Once joined with house, brick would act attributively even if it were a verb. For example, take flophouse (or flop-house). It would not be listed as 'flop, v. often attributive 1. to rest one's weary bones...'
That is not the purpose of a dictionary. Its scope is limited, like all things. Parts of speech in a dictionary are group headings, not the POS in any particular context, unless provided in an example sentence.
That being said, the OED lists brick house as a noun formed by compounding brick (adj.) and house (n.). See dictionary excerpt (under First Known Use, brick house n.):
The earliest known use of the noun brick house is in the early 1600s.
OED's earliest evidence for brick house is from 1608, in Coll. Orders & Conditions Vndertakers.
brick house is formed within English, by compounding.
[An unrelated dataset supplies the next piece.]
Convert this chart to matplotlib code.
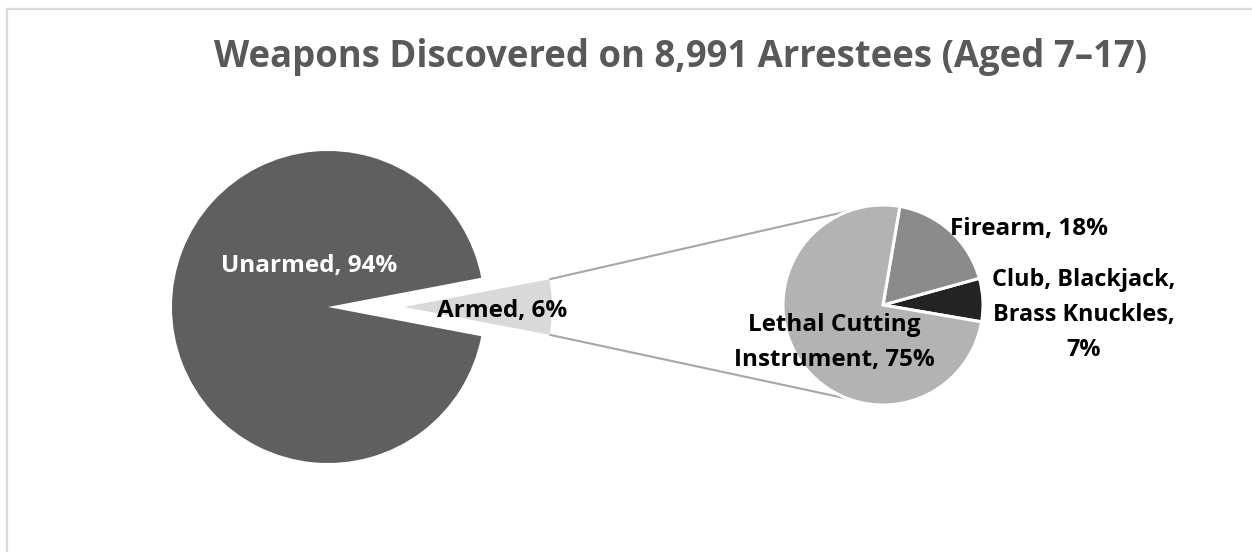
import numpy as np
import matplotlib
matplotlib.use("Agg")
import matplotlib.pyplot as plt
from matplotlib.lines import Line2D

# ---- data -------------------------------------------------------------
main_labels = ["Unarmed", "Armed"]
main_values = [94, 6]
main_colors = ["#5f5f5f", "#d9d9d9"]

sub_labels = ["Club, Blackjack,\nBrass Knuckles,", "Firearm", "Lethal Cutting\nInstrument"]
sub_values = [7, 18, 75]
sub_colors = ["#232323", "#8b8b8b", "#b3b3b3"]

title = "Weapons Discovered on 8,991 Arrestees (Aged 7\u201317)"

# ---- figure -----------------------------------------------------------
W, H = 1252, 552
fig = plt.figure(figsize=(W / 100, H / 100), dpi=100)
ax = fig.add_axes([0, 0, 1, 1])

font = "Open Sans"

# chart area border (top and left edges visible)
fig.add_artist(Line2D([7 / W, 1], [1 - 9 / H, 1 - 9 / H], transform=fig.transFigure,
                      color="#d9d9d9", lw=1.6))
fig.add_artist(Line2D([7 / W, 7 / W], [0, 1 - 9 / H], transform=fig.transFigure,
                      color="#d9d9d9", lw=1.6))

# ---- main pie: armed share pulled out toward the breakdown -------------
main_center = (328, H - 307)
main_r = 156
armed_frac = main_values[1] / sum(main_values)
half = 360 * armed_frac / 2
explode_px = 76
wedges, _ = ax.pie(main_values, colors=main_colors, startangle=half,
                   counterclock=True, center=main_center, radius=main_r,
                   explode=[0, explode_px], frame=True,
                   wedgeprops=dict(linewidth=0))
armed_r = 148
wedges[1].set_radius(armed_r)

# ---- secondary pie: armed breakdown ---------------------------------
sub_center = (883, H - 305)
sub_r = 100
sub_start = -9.7
sw, _ = ax.pie(sub_values, colors=sub_colors, startangle=sub_start,
               counterclock=True, center=sub_center, radius=sub_r, frame=True,
               wedgeprops=dict(edgecolor="white", linewidth=2.2))
ax.set_xlim(0, W)
ax.set_ylim(0, H)
ax.set_aspect("equal")
ax.axis("off")

# connector lines from the armed slice to the secondary pie
tip = (main_center[0] + explode_px, main_center[1])
for sgn in (1, -1):
    a = np.deg2rad(sgn * half)
    p0 = (tip[0] + armed_r * np.cos(a), tip[1] + armed_r * np.sin(a))
    b = np.deg2rad(sgn * 110)
    p1 = (sub_center[0] + sub_r * np.cos(b), sub_center[1] + sub_r * np.sin(b))
    ax.plot([p0[0], p1[0]], [p0[1], p1[1]], color="#a6a6a6", lw=1.5,
            solid_capstyle="butt", zorder=0.5)

# ---- labels -----------------------------------------------------------
lab = dict(fontfamily=font, fontweight="bold", ha="center", va="baseline",
           fontsize=17.5)


def lines(x, y0, text, color="black", step=35, size=17.5):
    for i, line in enumerate(text.split("\n")):
        ax.text(x, H - (y0 + i * step), line, color=color,
                **{**lab, "fontsize": size})


lines(309, 272, f"{main_labels[0]}, {main_values[0]}%", color="white")
lines(502, 317, f"{main_labels[1]}, {main_values[1]}%")
lines(1029, 235, f"{sub_labels[1]}, {sub_values[1]}%")
lines(1084, 286, f"{sub_labels[0]}\n{sub_values[0]}%", size=16.8)
lines(834, 331, f"{sub_labels[2]}, {sub_values[2]}%")

ax.text(681, H - 67, title, fontfamily=font, fontweight="bold", fontsize=26.3,
        color="#595959", ha="center", va="baseline")

fig.savefig("out.png", dpi=100, facecolor="white")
Etymons: brick *adj.*1, house *n.*1
Compound nouns have a combined meaning. Some are far less distinct than others, or less specific, unique, different (all words found online). See following examples:
flop-house/flophouse: a fleabag motel
dog house/doghouse: an enclosed shelter for a dog
livingroom-->living room: generally a larger, more comfortable sitting room for gathering and possibly watching TV
brick house: any house "made of" or constructed with "mostly bricks" (The Three Little Pigs, AI, respectively).
brick house: any house with a brick exterior
brick house: short form of solid brick house (i.e. structural brick; per construction instructor, dept. head, former builder)
brick house: short form of brick veneer house (i.e., not structural brick but laid brick, not tiles; per the general public since the 1960s and builders in the last decade, or earlier)
"Brick House" (by the Commodores, 1977): 'She's a brick...house. She's mighty, mighty...' Somewhat self-explanatory.